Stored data

___

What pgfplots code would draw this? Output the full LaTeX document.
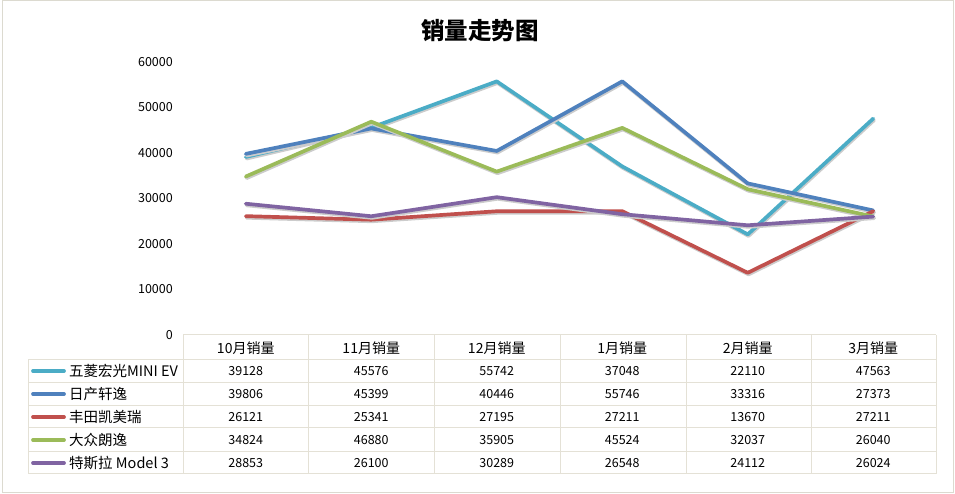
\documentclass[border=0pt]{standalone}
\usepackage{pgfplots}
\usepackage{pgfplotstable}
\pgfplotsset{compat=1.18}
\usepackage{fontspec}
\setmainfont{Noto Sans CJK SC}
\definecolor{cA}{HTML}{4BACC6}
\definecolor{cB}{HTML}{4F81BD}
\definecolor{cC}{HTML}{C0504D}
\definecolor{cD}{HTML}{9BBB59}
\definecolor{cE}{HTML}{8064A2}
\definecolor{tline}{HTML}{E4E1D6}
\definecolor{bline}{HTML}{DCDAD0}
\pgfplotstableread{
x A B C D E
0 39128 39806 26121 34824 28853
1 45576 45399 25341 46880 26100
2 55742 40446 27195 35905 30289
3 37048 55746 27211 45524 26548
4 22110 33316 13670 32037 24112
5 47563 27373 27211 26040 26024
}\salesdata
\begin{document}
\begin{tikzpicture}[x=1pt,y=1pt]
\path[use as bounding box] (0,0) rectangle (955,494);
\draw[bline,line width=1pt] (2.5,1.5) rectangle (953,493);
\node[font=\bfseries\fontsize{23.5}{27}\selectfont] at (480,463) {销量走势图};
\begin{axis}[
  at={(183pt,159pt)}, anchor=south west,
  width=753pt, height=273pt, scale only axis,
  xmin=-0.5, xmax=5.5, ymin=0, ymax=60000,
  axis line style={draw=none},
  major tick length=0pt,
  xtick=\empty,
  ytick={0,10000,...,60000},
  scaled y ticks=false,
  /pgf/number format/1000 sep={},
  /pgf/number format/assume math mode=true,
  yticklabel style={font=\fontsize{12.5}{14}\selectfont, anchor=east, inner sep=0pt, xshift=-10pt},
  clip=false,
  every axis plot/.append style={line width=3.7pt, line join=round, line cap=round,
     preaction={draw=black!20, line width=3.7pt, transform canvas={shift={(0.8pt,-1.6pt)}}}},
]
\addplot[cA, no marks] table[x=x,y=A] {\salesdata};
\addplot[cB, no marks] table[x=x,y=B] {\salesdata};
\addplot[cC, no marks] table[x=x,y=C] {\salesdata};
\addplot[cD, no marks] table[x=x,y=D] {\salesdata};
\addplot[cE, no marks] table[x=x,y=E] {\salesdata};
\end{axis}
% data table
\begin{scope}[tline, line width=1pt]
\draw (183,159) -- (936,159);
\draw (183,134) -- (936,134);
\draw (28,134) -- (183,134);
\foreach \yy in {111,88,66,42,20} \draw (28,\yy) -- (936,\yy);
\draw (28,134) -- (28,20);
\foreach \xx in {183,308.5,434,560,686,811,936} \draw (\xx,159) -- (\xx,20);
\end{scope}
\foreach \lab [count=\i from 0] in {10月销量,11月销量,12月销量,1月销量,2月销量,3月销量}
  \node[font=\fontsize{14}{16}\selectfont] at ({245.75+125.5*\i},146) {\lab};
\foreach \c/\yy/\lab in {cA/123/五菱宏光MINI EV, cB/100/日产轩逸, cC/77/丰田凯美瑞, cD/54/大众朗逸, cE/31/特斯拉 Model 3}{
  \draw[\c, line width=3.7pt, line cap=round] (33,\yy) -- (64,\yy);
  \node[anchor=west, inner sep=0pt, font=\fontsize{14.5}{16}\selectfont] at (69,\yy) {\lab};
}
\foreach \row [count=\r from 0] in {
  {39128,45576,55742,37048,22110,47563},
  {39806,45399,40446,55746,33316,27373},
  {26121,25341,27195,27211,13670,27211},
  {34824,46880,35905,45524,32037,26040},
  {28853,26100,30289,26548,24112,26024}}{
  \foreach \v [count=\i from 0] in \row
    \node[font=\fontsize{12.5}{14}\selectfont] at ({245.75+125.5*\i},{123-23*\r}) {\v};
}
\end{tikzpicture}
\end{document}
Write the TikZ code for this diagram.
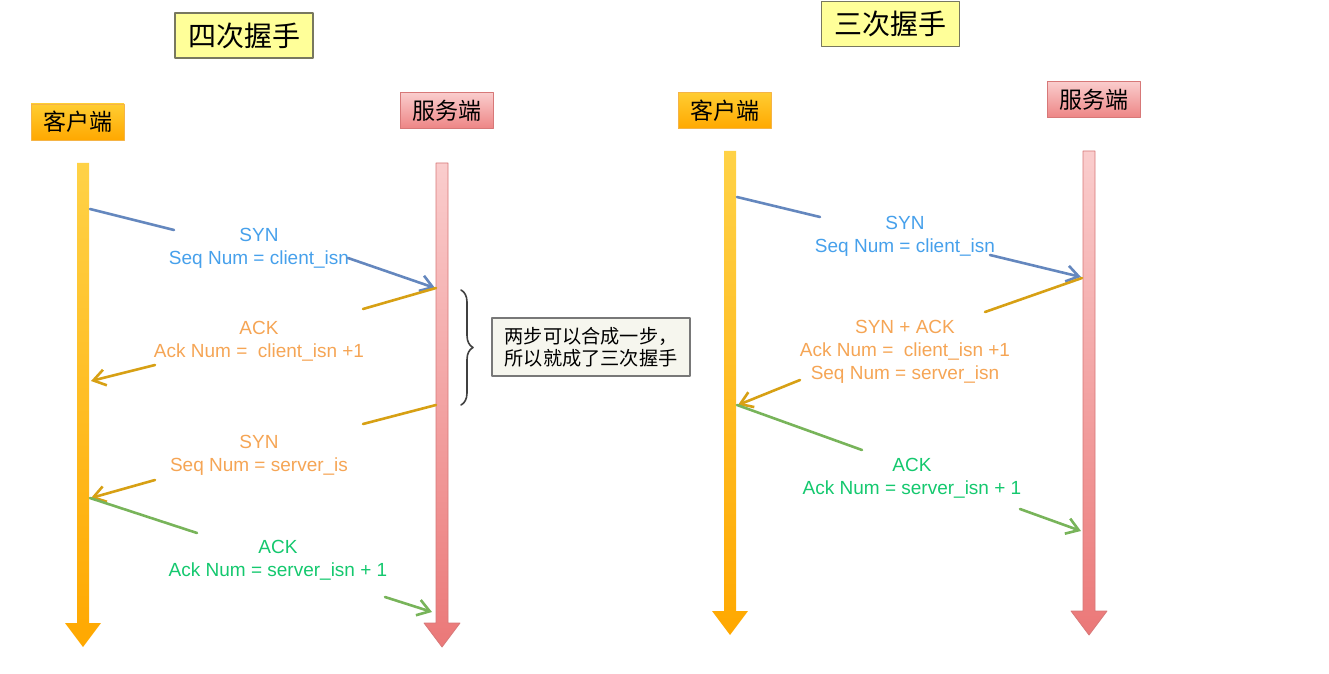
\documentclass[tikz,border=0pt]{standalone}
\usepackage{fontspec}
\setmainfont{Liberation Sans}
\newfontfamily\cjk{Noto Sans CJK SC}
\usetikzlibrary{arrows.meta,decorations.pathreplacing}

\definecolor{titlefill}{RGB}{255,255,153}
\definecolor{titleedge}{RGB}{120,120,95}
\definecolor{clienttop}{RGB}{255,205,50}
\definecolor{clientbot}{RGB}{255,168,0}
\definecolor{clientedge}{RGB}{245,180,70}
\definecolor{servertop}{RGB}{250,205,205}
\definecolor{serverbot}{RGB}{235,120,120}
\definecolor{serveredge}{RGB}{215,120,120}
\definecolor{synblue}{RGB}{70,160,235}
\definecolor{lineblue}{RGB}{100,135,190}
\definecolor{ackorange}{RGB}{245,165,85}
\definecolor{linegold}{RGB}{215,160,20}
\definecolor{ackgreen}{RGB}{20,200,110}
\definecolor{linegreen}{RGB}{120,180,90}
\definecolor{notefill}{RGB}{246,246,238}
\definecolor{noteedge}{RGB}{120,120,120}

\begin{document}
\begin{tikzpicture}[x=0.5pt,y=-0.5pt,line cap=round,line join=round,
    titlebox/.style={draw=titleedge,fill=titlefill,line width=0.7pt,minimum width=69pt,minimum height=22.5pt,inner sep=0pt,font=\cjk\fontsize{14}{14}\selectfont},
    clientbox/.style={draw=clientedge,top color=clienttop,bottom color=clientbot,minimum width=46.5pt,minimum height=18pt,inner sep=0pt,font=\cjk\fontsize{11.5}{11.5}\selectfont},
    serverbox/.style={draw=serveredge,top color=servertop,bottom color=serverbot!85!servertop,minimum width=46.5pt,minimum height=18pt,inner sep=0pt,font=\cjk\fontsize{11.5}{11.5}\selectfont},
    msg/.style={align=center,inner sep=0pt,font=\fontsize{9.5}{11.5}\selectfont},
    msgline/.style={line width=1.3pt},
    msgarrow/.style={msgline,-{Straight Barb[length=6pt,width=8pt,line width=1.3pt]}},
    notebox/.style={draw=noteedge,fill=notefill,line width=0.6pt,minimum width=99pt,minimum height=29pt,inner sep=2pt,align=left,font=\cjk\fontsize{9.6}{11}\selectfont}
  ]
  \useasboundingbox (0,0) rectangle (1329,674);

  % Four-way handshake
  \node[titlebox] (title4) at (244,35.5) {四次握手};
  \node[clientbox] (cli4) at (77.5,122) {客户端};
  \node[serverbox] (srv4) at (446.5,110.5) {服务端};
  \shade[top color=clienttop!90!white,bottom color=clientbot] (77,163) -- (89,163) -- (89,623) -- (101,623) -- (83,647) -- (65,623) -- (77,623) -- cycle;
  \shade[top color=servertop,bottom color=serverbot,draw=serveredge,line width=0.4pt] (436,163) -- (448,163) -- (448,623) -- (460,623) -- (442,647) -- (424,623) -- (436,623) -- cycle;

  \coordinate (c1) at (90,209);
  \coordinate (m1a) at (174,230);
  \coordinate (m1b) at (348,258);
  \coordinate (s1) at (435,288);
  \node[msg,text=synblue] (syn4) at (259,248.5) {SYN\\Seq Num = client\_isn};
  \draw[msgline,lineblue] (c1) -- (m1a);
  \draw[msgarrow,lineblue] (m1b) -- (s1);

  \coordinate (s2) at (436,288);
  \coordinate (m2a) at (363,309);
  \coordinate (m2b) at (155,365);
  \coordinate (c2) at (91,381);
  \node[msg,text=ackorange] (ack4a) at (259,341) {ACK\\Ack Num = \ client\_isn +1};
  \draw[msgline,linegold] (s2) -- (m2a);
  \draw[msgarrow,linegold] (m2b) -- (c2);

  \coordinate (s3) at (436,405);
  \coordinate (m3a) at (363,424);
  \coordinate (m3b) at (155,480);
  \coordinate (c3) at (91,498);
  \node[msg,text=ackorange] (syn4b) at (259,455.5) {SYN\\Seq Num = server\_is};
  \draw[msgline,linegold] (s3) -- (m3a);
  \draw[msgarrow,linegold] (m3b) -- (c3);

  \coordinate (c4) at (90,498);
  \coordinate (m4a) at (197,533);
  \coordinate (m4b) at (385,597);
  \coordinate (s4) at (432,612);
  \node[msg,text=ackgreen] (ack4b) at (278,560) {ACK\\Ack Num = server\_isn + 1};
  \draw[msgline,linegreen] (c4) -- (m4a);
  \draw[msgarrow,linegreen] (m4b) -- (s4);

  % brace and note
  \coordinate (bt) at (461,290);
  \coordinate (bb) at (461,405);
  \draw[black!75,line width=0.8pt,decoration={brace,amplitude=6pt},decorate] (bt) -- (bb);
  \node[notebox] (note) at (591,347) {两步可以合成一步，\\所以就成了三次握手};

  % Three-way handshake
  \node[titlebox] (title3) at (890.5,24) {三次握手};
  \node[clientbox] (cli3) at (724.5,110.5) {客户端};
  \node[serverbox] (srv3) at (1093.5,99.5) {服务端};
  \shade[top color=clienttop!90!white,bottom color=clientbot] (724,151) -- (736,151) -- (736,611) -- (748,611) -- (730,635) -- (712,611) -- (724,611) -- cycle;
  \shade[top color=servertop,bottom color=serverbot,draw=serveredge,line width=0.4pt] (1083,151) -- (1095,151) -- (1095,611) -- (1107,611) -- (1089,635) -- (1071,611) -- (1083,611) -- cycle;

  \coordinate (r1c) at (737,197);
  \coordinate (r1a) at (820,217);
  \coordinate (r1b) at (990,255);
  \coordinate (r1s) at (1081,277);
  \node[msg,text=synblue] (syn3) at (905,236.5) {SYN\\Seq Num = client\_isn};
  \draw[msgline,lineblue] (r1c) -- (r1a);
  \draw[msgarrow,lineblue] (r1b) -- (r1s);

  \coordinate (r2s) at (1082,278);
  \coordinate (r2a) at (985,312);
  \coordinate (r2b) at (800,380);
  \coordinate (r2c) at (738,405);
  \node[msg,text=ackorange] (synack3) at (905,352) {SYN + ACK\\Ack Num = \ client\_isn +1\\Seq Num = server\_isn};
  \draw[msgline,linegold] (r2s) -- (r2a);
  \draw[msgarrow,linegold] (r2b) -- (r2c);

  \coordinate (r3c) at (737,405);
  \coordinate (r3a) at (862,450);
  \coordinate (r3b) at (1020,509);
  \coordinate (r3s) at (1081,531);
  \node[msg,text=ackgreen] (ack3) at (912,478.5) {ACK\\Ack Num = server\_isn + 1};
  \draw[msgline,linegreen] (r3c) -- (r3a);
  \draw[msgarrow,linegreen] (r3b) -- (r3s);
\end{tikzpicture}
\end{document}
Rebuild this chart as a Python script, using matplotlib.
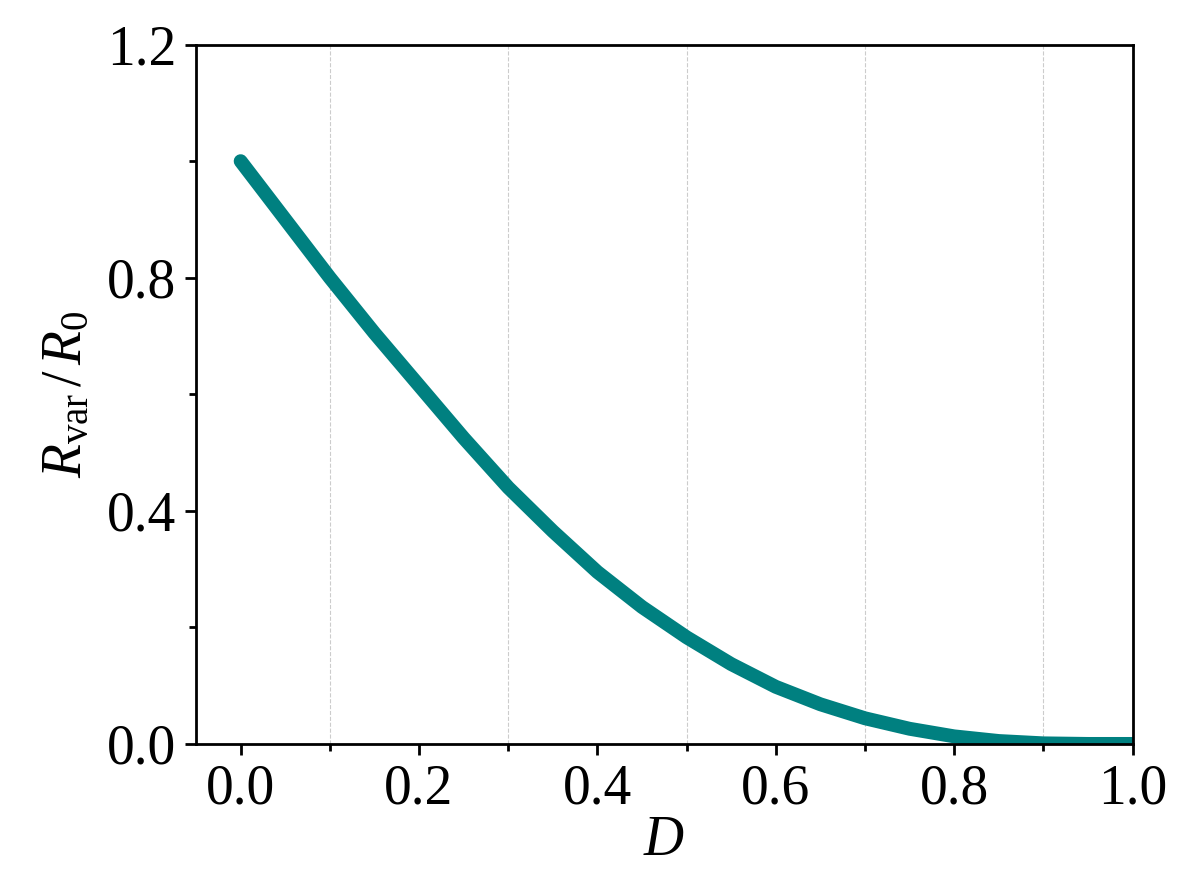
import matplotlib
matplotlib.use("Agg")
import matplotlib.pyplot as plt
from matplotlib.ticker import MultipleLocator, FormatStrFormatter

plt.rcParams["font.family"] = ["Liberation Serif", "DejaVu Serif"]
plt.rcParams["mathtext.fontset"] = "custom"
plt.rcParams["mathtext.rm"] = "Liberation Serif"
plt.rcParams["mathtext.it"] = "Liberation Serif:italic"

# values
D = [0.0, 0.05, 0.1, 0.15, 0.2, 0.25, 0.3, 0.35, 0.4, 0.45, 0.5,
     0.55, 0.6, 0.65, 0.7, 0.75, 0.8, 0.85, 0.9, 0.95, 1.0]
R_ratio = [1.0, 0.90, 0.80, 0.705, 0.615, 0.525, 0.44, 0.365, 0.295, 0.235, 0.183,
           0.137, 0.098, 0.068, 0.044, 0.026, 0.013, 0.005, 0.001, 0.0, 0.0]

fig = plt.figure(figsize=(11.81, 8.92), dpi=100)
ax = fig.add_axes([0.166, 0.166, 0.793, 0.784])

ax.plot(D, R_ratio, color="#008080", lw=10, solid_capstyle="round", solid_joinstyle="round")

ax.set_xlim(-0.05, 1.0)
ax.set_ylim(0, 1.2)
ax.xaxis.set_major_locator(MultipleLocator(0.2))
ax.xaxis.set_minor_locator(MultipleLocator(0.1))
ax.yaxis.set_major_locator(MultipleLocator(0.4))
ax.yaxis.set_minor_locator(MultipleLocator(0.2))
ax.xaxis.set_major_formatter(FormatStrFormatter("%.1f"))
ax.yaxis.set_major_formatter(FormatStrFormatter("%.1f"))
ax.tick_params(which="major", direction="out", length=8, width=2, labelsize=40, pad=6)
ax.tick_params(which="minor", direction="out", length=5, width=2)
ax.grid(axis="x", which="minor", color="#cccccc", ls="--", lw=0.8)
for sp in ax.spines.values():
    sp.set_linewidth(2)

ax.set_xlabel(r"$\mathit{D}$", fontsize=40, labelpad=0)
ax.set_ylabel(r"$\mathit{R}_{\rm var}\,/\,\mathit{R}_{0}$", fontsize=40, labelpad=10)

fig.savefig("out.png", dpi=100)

___

Exercise description: Gather each line in the entries above where the string "code" is found.

Solution below:
What pgfplots code would draw this? Output the full LaTeX document.
Write the TikZ code for this diagram.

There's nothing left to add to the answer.